TASK STATEMENT – Reproduce all the lines exactly as they stand, apart from the pictures.

>> begin

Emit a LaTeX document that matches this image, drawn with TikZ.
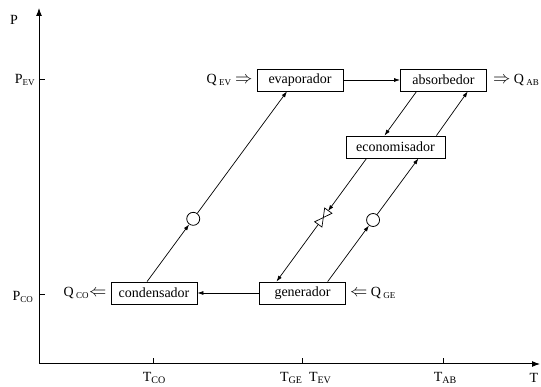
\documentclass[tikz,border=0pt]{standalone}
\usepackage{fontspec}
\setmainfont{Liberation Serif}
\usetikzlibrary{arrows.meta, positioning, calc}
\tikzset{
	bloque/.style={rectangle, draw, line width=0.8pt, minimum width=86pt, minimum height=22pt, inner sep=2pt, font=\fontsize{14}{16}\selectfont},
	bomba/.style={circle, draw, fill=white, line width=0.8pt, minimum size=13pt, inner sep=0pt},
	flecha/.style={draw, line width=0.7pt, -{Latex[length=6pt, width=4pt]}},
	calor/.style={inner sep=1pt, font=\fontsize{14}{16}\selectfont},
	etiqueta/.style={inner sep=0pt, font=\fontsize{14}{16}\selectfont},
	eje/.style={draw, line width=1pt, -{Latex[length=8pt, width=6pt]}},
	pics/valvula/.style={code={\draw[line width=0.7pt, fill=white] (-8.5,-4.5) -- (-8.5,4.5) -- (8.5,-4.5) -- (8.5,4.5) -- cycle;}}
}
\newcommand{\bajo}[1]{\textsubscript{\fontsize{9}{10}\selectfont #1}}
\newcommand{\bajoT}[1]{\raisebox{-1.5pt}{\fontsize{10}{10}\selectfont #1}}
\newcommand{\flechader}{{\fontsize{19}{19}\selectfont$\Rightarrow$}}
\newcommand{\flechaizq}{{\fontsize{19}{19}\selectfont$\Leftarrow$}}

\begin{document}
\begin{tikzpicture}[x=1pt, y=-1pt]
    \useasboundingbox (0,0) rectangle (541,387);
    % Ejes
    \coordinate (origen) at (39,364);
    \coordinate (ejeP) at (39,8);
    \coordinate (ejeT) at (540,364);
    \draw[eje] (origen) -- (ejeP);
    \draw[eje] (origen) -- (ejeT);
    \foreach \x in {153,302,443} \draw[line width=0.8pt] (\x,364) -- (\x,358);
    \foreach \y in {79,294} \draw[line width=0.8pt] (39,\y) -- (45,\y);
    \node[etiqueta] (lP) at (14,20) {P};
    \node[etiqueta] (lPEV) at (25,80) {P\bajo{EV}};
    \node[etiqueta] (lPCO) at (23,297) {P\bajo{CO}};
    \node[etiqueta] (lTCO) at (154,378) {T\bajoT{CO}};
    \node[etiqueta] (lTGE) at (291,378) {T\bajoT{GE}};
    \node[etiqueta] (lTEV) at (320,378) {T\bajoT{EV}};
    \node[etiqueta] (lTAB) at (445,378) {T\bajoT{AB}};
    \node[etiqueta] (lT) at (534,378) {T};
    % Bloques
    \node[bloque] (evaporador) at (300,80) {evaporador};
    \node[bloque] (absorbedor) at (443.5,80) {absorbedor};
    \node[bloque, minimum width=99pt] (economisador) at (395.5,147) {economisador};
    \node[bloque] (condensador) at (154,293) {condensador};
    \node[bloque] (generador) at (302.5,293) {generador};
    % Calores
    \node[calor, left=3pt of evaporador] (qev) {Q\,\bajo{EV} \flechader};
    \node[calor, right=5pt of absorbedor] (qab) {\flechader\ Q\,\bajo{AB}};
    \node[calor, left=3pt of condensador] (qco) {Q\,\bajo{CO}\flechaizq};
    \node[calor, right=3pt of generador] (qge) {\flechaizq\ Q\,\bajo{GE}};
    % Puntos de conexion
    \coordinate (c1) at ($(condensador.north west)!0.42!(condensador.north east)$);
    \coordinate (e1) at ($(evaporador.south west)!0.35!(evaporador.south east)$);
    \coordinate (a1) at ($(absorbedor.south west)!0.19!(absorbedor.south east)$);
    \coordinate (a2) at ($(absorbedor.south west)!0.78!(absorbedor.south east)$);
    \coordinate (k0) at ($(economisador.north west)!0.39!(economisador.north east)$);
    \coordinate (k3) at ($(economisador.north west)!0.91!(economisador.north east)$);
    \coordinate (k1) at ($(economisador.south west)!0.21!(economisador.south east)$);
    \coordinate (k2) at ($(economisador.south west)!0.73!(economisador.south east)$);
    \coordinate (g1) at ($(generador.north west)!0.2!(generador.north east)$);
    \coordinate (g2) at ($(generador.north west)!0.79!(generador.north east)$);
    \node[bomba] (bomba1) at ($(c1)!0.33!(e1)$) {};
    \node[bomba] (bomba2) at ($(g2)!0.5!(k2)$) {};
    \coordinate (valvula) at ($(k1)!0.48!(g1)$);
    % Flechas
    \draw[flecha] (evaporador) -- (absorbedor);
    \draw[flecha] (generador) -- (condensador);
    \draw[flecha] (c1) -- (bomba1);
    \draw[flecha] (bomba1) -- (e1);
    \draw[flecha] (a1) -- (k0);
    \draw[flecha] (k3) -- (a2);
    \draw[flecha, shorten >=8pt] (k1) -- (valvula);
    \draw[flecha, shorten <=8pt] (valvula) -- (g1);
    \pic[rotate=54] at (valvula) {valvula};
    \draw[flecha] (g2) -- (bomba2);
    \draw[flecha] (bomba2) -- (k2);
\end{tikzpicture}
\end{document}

>> end

COMPLETE RESPONSE –
Emit a LaTeX document that matches this image, drawn with TikZ.
\documentclass[tikz,border=0pt]{standalone}
\usepackage{fontspec}
\setmainfont{Liberation Serif}
\usetikzlibrary{arrows.meta, positioning, calc}
\tikzset{
	bloque/.style={rectangle, draw, line width=0.8pt, minimum width=86pt, minimum height=22pt, inner sep=2pt, font=\fontsize{14}{16}\selectfont},
	bomba/.style={circle, draw, fill=white, line width=0.8pt, minimum size=13pt, inner sep=0pt},
	flecha/.style={draw, line width=0.7pt, -{Latex[length=6pt, width=4pt]}},
	calor/.style={inner sep=1pt, font=\fontsize{14}{16}\selectfont},
	etiqueta/.style={inner sep=0pt, font=\fontsize{14}{16}\selectfont},
	eje/.style={draw, line width=1pt, -{Latex[length=8pt, width=6pt]}},
	pics/valvula/.style={code={\draw[line width=0.7pt, fill=white] (-8.5,-4.5) -- (-8.5,4.5) -- (8.5,-4.5) -- (8.5,4.5) -- cycle;}}
}
\newcommand{\bajo}[1]{\textsubscript{\fontsize{9}{10}\selectfont #1}}
\newcommand{\bajoT}[1]{\raisebox{-1.5pt}{\fontsize{10}{10}\selectfont #1}}
\newcommand{\flechader}{{\fontsize{19}{19}\selectfont$\Rightarrow$}}
\newcommand{\flechaizq}{{\fontsize{19}{19}\selectfont$\Leftarrow$}}

\begin{document}
\begin{tikzpicture}[x=1pt, y=-1pt]
    \useasboundingbox (0,0) rectangle (541,387);
    % Ejes
    \coordinate (origen) at (39,364);
    \coordinate (ejeP) at (39,8);
    \coordinate (ejeT) at (540,364);
    \draw[eje] (origen) -- (ejeP);
    \draw[eje] (origen) -- (ejeT);
    \foreach \x in {153,302,443} \draw[line width=0.8pt] (\x,364) -- (\x,358);
    \foreach \y in {79,294} \draw[line width=0.8pt] (39,\y) -- (45,\y);
    \node[etiqueta] (lP) at (14,20) {P};
    \node[etiqueta] (lPEV) at (25,80) {P\bajo{EV}};
    \node[etiqueta] (lPCO) at (23,297) {P\bajo{CO}};
    \node[etiqueta] (lTCO) at (154,378) {T\bajoT{CO}};
    \node[etiqueta] (lTGE) at (291,378) {T\bajoT{GE}};
    \node[etiqueta] (lTEV) at (320,378) {T\bajoT{EV}};
    \node[etiqueta] (lTAB) at (445,378) {T\bajoT{AB}};
    \node[etiqueta] (lT) at (534,378) {T};
    % Bloques
    \node[bloque] (evaporador) at (300,80) {evaporador};
    \node[bloque] (absorbedor) at (443.5,80) {absorbedor};
    \node[bloque, minimum width=99pt] (economisador) at (395.5,147) {economisador};
    \node[bloque] (condensador) at (154,293) {condensador};
    \node[bloque] (generador) at (302.5,293) {generador};
    % Calores
    \node[calor, left=3pt of evaporador] (qev) {Q\,\bajo{EV} \flechader};
    \node[calor, right=5pt of absorbedor] (qab) {\flechader\ Q\,\bajo{AB}};
    \node[calor, left=3pt of condensador] (qco) {Q\,\bajo{CO}\flechaizq};
    \node[calor, right=3pt of generador] (qge) {\flechaizq\ Q\,\bajo{GE}};
    % Puntos de conexion
    \coordinate (c1) at ($(condensador.north west)!0.42!(condensador.north east)$);
    \coordinate (e1) at ($(evaporador.south west)!0.35!(evaporador.south east)$);
    \coordinate (a1) at ($(absorbedor.south west)!0.19!(absorbedor.south east)$);
    \coordinate (a2) at ($(absorbedor.south west)!0.78!(absorbedor.south east)$);
    \coordinate (k0) at ($(economisador.north west)!0.39!(economisador.north east)$);
    \coordinate (k3) at ($(economisador.north west)!0.91!(economisador.north east)$);
    \coordinate (k1) at ($(economisador.south west)!0.21!(economisador.south east)$);
    \coordinate (k2) at ($(economisador.south west)!0.73!(economisador.south east)$);
    \coordinate (g1) at ($(generador.north west)!0.2!(generador.north east)$);
    \coordinate (g2) at ($(generador.north west)!0.79!(generador.north east)$);
    \node[bomba] (bomba1) at ($(c1)!0.33!(e1)$) {};
    \node[bomba] (bomba2) at ($(g2)!0.5!(k2)$) {};
    \coordinate (valvula) at ($(k1)!0.48!(g1)$);
    % Flechas
    \draw[flecha] (evaporador) -- (absorbedor);
    \draw[flecha] (generador) -- (condensador);
    \draw[flecha] (c1) -- (bomba1);
    \draw[flecha] (bomba1) -- (e1);
    \draw[flecha] (a1) -- (k0);
    \draw[flecha] (k3) -- (a2);
    \draw[flecha, shorten >=8pt] (k1) -- (valvula);
    \draw[flecha, shorten <=8pt] (valvula) -- (g1);
    \pic[rotate=54] at (valvula) {valvula};
    \draw[flecha] (g2) -- (bomba2);
    \draw[flecha] (bomba2) -- (k2);
\end{tikzpicture}
\end{document}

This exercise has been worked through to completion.